SYARAT DIKABULKANNYA DOA




Imam Ja’far Shadiq berkata, “Seorang lelaki dari Bani Israil selama tiga tahun berdoa agar Allah mengaruniainya seorang anak lelaki. Namun doanya tidak terkabul. Tatkala menyadari bahwa Allah tidak mengabulkan doanya, ia berkata, ‘Ya Allah! Apakah aku jauh dari-Mu sehingga Engkau tidak mendengar suaraku, ataukah Engkau dekat tetapi tidak menjawab permintaanku?’”

Dalam mimpinya, seseorang mendatanginya dan berkata, “Sesungguhnya engkau memohon kepada Allah dengan lisan sia-sia dan hati yang kotor dan tidak bertakwa, serta niat yang tidak benar. Karena itu, tinggalkanlah pembicaraan yang tidak bermanfaat, dan sucikanlah hati dan niatmu, agar doamu dikabulkan.” Kemudian ia melaksanakan nasihat itu lalu memanjatkan doa. Dan Allah pun mengabulkan doanya serta mengaruniainya seorang anak lelaki.



SYAFAAT BAGI SIAPA?



Seorang ulama menceritakan bahwa seorang penyair bernama Hajib keliru dalam memahami syafaat. Ia melantunkan syair ini :

“Jika Hajib bertransaksi di hari kebangkitan dengan Ali (bin Abi Thalib)

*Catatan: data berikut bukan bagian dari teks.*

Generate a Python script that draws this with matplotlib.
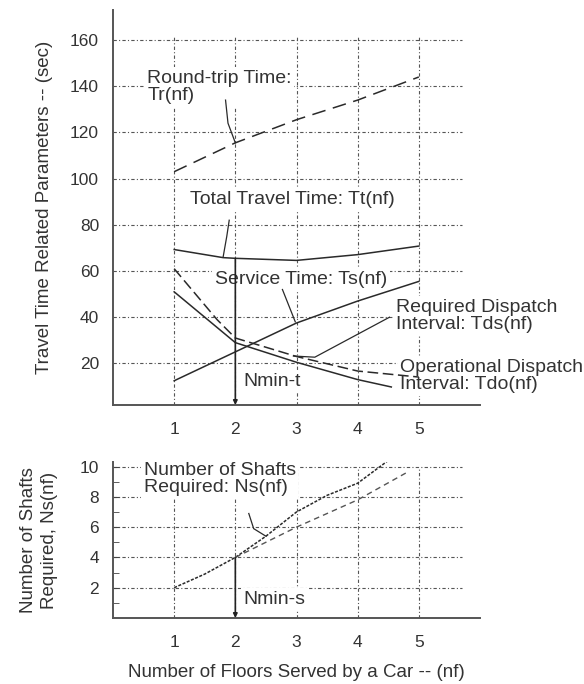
import matplotlib
matplotlib.use("Agg")
import matplotlib.pyplot as plt

plt.rcParams['font.family'] = ['Liberation Sans', 'DejaVu Sans']

# ---------------- data ----------------
x_ticks = [1, 2, 3, 4, 5]
top_yticks = [20, 40, 60, 80, 100, 120, 140, 160]
bot_yticks = [2, 4, 6, 8, 10]

tr_x = [1, 2, 3, 4, 5]
tr_y = [103, 115.5, 125.5, 134, 144]          # Round-trip time

tt_x = [1, 1.8, 2, 3, 4, 5]
tt_y = [69.3, 65.8, 65.5, 64.6, 67.1, 70.8]   # Total travel time

ts_x = [1, 2, 3, 4, 5]
ts_y = [12.5, 25, 37.5, 47, 55.5]             # Service time

tds_x = [1, 1.7, 2, 3, 4, 5]
tds_y = [61, 39, 31, 23, 16.7, 14.1]          # Required dispatch interval

tdo_x = [1, 2, 3, 4, 4.55]
tdo_y = [51, 29, 20.5, 13, 9.8]               # Operational dispatch interval

ns_x = [1, 1.5, 2, 2.5, 3, 3.5, 4, 4.5]
ns_y = [2, 2.9, 4, 5.4, 7.0, 8.1, 8.9, 10.4]  # Number of shafts required

ns2_x = [2, 3, 4, 4.8]
ns2_y = [4, 6, 7.8, 9.6]                      # second shafts curve

nmin_t = 2
nmin_s = 2

# ---------------- figure ----------------
W, H = 584, 684
fig = plt.figure(figsize=(W / 100, H / 100), dpi=100)

def ax_rect(l, r, t, b):
    return [l / W, 1 - b / H, (r - l) / W, (b - t) / H]

ax1 = fig.add_axes(ax_rect(113, 480, 10, 405))
ax2 = fig.add_axes(ax_rect(113, 480, 462, 618))

grid_kw = dict(color='#555555', lw=0.8, linestyle=(0, (3, 2, 1, 2)), zorder=1)
line_c = '#2a2a2a'
txt_c = '#333333'
fs = 14
bbox = dict(facecolor='white', edgecolor='none', pad=2)

for ax in (ax1, ax2):
    ax.set_xlim(0, 6)
    for s in ('top', 'right'):
        ax.spines[s].set_visible(False)
    for s in ('left', 'bottom'):
        ax.spines[s].set_color('#555555')
        ax.spines[s].set_linewidth(1.4)
    ax.set_xticks(x_ticks)
    ax.tick_params(axis='both', labelsize=12.5, colors=txt_c, length=0, pad=12)

# ---------- top panel ----------
ax1.set_ylim(2, 173)
ax1.set_yticks(top_yticks)
ax1.tick_params(axis='y', pad=10)
ax1.hlines(top_yticks, 0, 5.7, **grid_kw)
ax1.vlines(x_ticks, 2, 162, **grid_kw)

ax1.plot(tr_x, tr_y, color=line_c, lw=1.1, linestyle=(0, (9, 5)), zorder=3)
ax1.plot(tt_x, tt_y, color=line_c, lw=1.1, zorder=3)
ax1.plot(ts_x, ts_y, color=line_c, lw=1.1, zorder=3)
ax1.plot(tds_x, tds_y, color=line_c, lw=1.1, linestyle=(0, (7, 3)), zorder=3)
ax1.plot(tdo_x, tdo_y, color=line_c, lw=1.1, zorder=3)

ax1.annotate('', xy=(nmin_t, 2), xytext=(nmin_t, tt_y[2]),
             arrowprops=dict(arrowstyle='-|>', color='#222222', lw=1.2,
                             mutation_scale=6, shrinkA=0, shrinkB=0), zorder=4)

ax1.text(0.56, 147, 'Round-trip Time:\nTr(nf)', fontsize=fs, va='top', ha='left',
         color=txt_c, linespacing=1.0, bbox=bbox, zorder=2)
ax1.plot([1.84, 1.88, 2.0], [134, 124, 115.5], color=line_c, lw=0.9, zorder=3)

ax1.text(1.26, 91, 'Total Travel Time: Tt(nf)', fontsize=fs, va='center', ha='left',
         color=txt_c, bbox=bbox, zorder=2)
ax1.plot([1.9, 1.86, 1.8], [82, 75, 66], color=line_c, lw=0.9, zorder=3)

ax1.text(1.67, 56.5, 'Service Time: Ts(nf)', fontsize=fs, va='center', ha='left',
         color=txt_c, bbox=bbox, zorder=2)
ax1.plot([2.77, 2.98], [52, 38], color=line_c, lw=0.9, zorder=3)

ax1.text(4.62, 40.5, 'Required Dispatch\nInterval: Tds(nf)', fontsize=fs, va='center',
         ha='left', color=txt_c, linespacing=1.05, bbox=bbox, zorder=2)
ax1.plot([4.52, 3.3, 2.95], [40, 22.7, 23.2], color=line_c, lw=0.9, zorder=3)

ax1.text(4.7, 14.5, 'Operational Dispatch\nInterval: Tdo(nf)', fontsize=fs, va='center',
         ha='left', color=txt_c, linespacing=1.05, bbox=bbox, zorder=2)

ax1.text(2.13, 12, 'Nmin-t', fontsize=fs, va='center', ha='left', color=txt_c,
         bbox=bbox, zorder=2)

ax1.set_ylabel('Travel Time Related Parameters -- (sec)', fontsize=13.5,
               color=txt_c, labelpad=12)

# ---------- bottom panel ----------
ax2.set_ylim(0, 10.3)
ax2.set_yticks(bot_yticks)
ax2.set_yticks([1, 3, 5, 7, 9], minor=True)
ax2.tick_params(axis='y', which='both', direction='in', length=4, color='#444444')
ax2.tick_params(axis='y', which='major', pad=10)
ax2.hlines(bot_yticks, 0, 5.7, **grid_kw)
ax2.vlines(x_ticks, 0, 10, **grid_kw)

ax2.plot(ns_x, ns_y, color=line_c, lw=1.1, linestyle=(0, (2, 1)), zorder=3)
ax2.plot(ns2_x, ns2_y, color='#555555', lw=1.0, linestyle=(0, (4, 3)), zorder=3)

ax2.annotate('', xy=(nmin_s, 0), xytext=(nmin_s, ns_y[2]),
             arrowprops=dict(arrowstyle='-|>', color='#222222', lw=1.2,
                             mutation_scale=6, shrinkA=0, shrinkB=0), zorder=4)

ax2.text(0.5, 10.3, 'Number of Shafts\nRequired: Ns(nf)', fontsize=fs, va='top',
         ha='left', color=txt_c, linespacing=1.0, bbox=bbox, zorder=2)
ax2.plot([2.22, 2.3, 2.5], [6.9, 5.9, 5.4], color=line_c, lw=0.9, zorder=3)

ax2.text(2.13, 1.25, 'Nmin-s', fontsize=fs, va='center', ha='left', color=txt_c,
         bbox=bbox, zorder=2)

ax2.set_ylabel('Number of Shafts\nRequired, Ns(nf)', fontsize=13.5, color=txt_c,
               labelpad=16, linespacing=1.3)
ax2.set_xlabel('Number of Floors Served by a Car -- (nf)', fontsize=13.5,
               color=txt_c, labelpad=10)

fig.savefig('out.png', dpi=100, facecolor='white')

Berbuat dosa sesukamu dan saya akan menjamin.”



Di malam hari, ia bermimpi berjumpa dengan Amirul Mukminin Ali bin Abi Thalib dalam keadaan marah dan berkata kepadanya, “Engkau tidak melantunkan syair yang bagus.”

“Bagaimanakah sebaiknya?” tanya Hajib.

Imam Ali menjawab, Perbaikilah syairmu menjadi ini :

“Hajib jika bertransaksi di hari kebangkitan dengan Ali

Malulah kepada Ali, sedikitlah berbuat dosa.”



Ya, harus terdapat keserasian antara pemberi syafaat dan penerima syafaat. Antara pemberi syafaat (syafi’) dan yang diberi syafaat (masyfu’) harus memiliki hubungan maknawi. Itu agar masyfu’ dapat memperoleh syafaat. Sebab syafaat adalah pertolongan yang diberikan kepada seorang yang memang patut mendapatkannya.